Having a framework for things to talk about in therapy removes one of the biggest barriers to getting help—the fear that you won’t know what to say or that your concerns aren’t “serious enough.” Every topic discussed here represents real struggles that Tennessee residents bring to counseling, and every one of them deserves attention when it’s affecting your quality of life. Whether you’re dealing with recent stress, long-standing patterns, or questions about who you want to become, therapy provides a structured space to address what matters to you without judgment.

Treat Mental Health Tennessee offers accessible online therapy throughout the state, connecting you with licensed therapists who understand the unique challenges facing Tennessee communities. Our telehealth platform means you can access treatment from home, eliminating travel barriers while maintaining the same quality of care you’d receive in person. If you’re ready to start working through the issues that brought you here today, reach out to schedule your first session—your therapist will guide the conversation, and you’ll find that the right words come more easily than you expect once you begin.

FAQs

These frequently asked questions address common concerns about therapy conversations, from first-session anxiety to handling difficult topics as treatment progresses.

1. What should I talk about in my first therapy session?

Your first session typically covers what brought you to therapy, current challenges you’re facing, and your goals for treatment. Your therapist will guide the conversation with questions, so you don’t need to prepare a script—just come ready to share what feels most pressing in your life right now. Many therapists also explain confidentiality, their approach to treatment, and what you can expect from the therapeutic process during this initial meeting.

2. What if I run out of things to say during a therapy appointment?

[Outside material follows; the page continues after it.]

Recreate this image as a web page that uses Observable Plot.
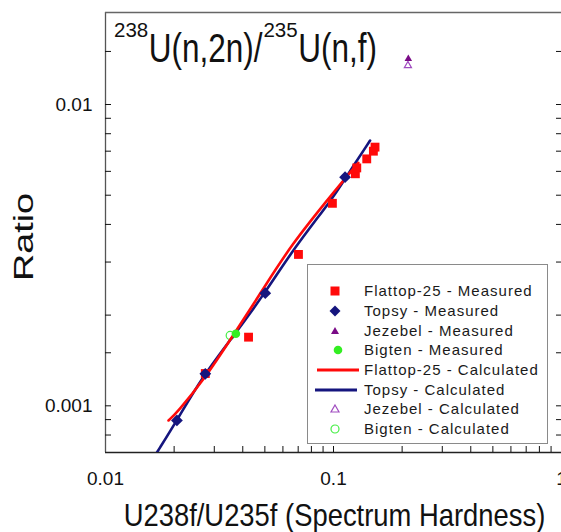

Silence in therapy is normal and often productive, giving you space to process emotions or thoughts. If you’re consistently unsure what to discuss, tell your therapist—they can suggest topics, use structured exercises, or help you identify patterns you haven’t noticed on your own. Sometimes “not knowing what to talk about” signals avoidance of difficult material or indicates you’re in a stable period where maintenance work is appropriate.

3. Are there topics I shouldn’t bring up in counseling?

Therapy is a confidential space for any concern affecting your wellbeing, from everyday frustrations to traumatic experiences. The only limitations are mandated reporting requirements—imminent harm to yourself or others, child abuse, or elder abuse—which your therapist will explain during your first session. Beyond these legal exceptions, you can discuss anything that matters to you, and your therapist will help you approach sensitive subjects at a pace that feels manageable.

4. How do I bring up difficult or embarrassing topics with my therapist?

Start by acknowledging the difficulty: “This is hard for me to talk about, but…” Therapists are trained to handle sensitive subjects without judgment, and they’ve heard a wide range of human experiences. You can also write down what you want to say and read it aloud, or ask your therapist to ask you specific questions about the topic to make it easier to respond rather than initiate.

5. Should I prepare a list of things to discuss before each therapy session?

While not required, keeping notes between sessions about things to talk about in therapy—thoughts, emotions, or situations you want to address—can maximize your appointment time. Many clients use their phone to jot down topics as they arise, then review the list before their session to prioritize what feels most important. This practice also helps you notice patterns over time—recurring themes often point to core issues worth addressing in treatment.